Portanto, cada um dos atores envolvidos na cadeia de reciclagem e que dela participam de maneira colaborativa, contribuindo para a coleta e destinação correta dos resíduos sólidos, é essencial para que a PNRS funcione plenamente e alcance seus objetivos. Isso significa a necessidade de uma atuação efetiva do governo na implementação de infraestrutura para a coleta seletiva nos municípios, da iniciativa privada, suportando a estruturação e desenvolvimento da cadeia e também o envolvimento dos demais elos como os catadores, cooperativas, associações e o cidadão neste processo.

No caso das empresas, há ainda espaço para que atuem na transformação do cenário da reciclagem no Brasil, demonstrando de forma efetiva e com ações práticas o compromisso com essa cadeia e com a economia circular de seus produtos. Infelizmente, esta percepção só existe em algumas organizações privadas. Embora o tema ESG seja muito mais amplo do que reciclagem, a pesquisa “Panorama ESG Brasil 2023”, conduzida pela Amcham Brasil, traz alguns dados de referência para nossa reflexão: apenas 12% das empresas se consideram pioneiras e referências em ESG e 35% buscam adotar melhores práticas.

Temos um bom caminho para tentar solucionar esta questão no Brasil quando governo, empresas e sociedade civil conseguem, juntos, conduzir projetos para transformação da realidade. Assim, são necessárias ações não apenas para reduzir a geração de resíduos, mas para gerar hábitos de consumo mais sustentáveis e para criar estratégias de promoção da reciclagem e da economia circular.

Um exemplo interessante é o projeto Recicla Cidade, uma Parceria Público-Privada (PPP), iniciada em 2018 e que já passou por 21 cidades de São Paulo, sendo sete destas no ABC paulista em 2022. No último ano, além de coletar mais de 12 mil toneladas de recicláveis, atuou na capacitação de 114 cooperados e desenvolveu 236 ações de educação ambiental, capacitação e engajamento social, com mais de 176 mil pessoas impactadas.
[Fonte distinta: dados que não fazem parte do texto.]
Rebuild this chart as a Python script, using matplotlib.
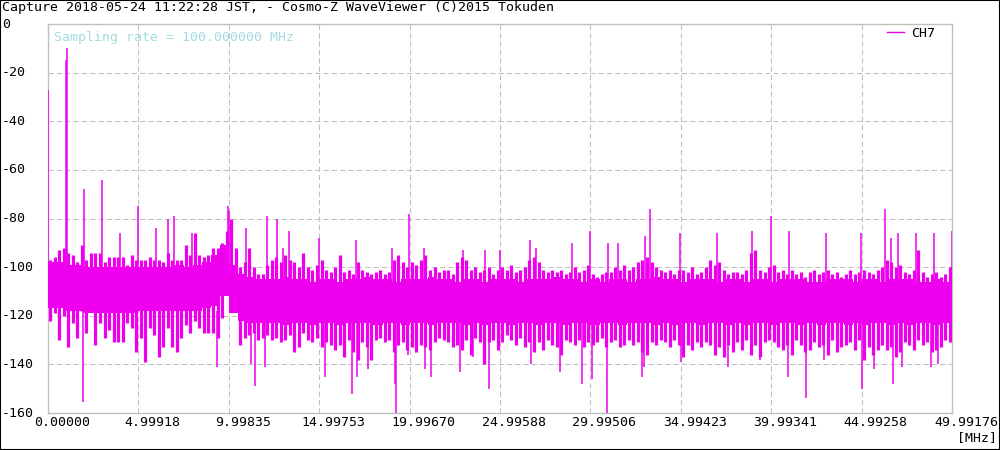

O projeto, idealizado pela iniciativa privada, é executado por uma ONG e tem como diferencial o foco na mobilização social e educação ambiental, por meio do envolvimento do poder público e da comunidade com campanhas de conscientização. Adicionalmente, o projeto estimula a criação de políticas públicas nos municípios onde é implementado, demonstrando na prática que é possível uma parceria entre governo, empresas e sociedade.

Além de modelos como este que engaje cada uma das partes envolvidas, outro desafio é o aumento de soluções em grande escala para a reciclagem, algo que passa necessariamente pelo desenvolvimento de tecnologias que possibilitem o aumento da capacidade instalada das recicladoras ou sistemas de triagem de recicláveis mais automatizados, que facilitem o processamento de grandes volumes de materiais. Porém, essa evolução precisa ser pensada de forma a integrar os trabalhos já realizados hoje pelas cooperativas e catadores autônomos de materiais recicláveis, que são tão fundamentais no modelo brasileiro.

Fica, então, o questionamento do que mais podemos fazer enquanto governo, empresa e sociedade para avançarmos neste tema. Um dos significados de reciclar, pelo dicionário Michaelis, é “aproveitar produtos manufaturados após o seu descarte, para a fabricação de novos produtos”. Muito além do sentido denotativo, o termo tem a ver com novo ciclo. Com repensar as estruturas e mudar realidades.

E assim no longo prazo, finalmente alcançaremos um modelo mais eficiente de coleta seletiva e reciclagem, que além de reduzir o impacto ambiental dos resíduos, irá fomentar transformações positivas na sociedade. É tudo uma questão de evolução, seja ela de prioridades, ideias ou atitudes.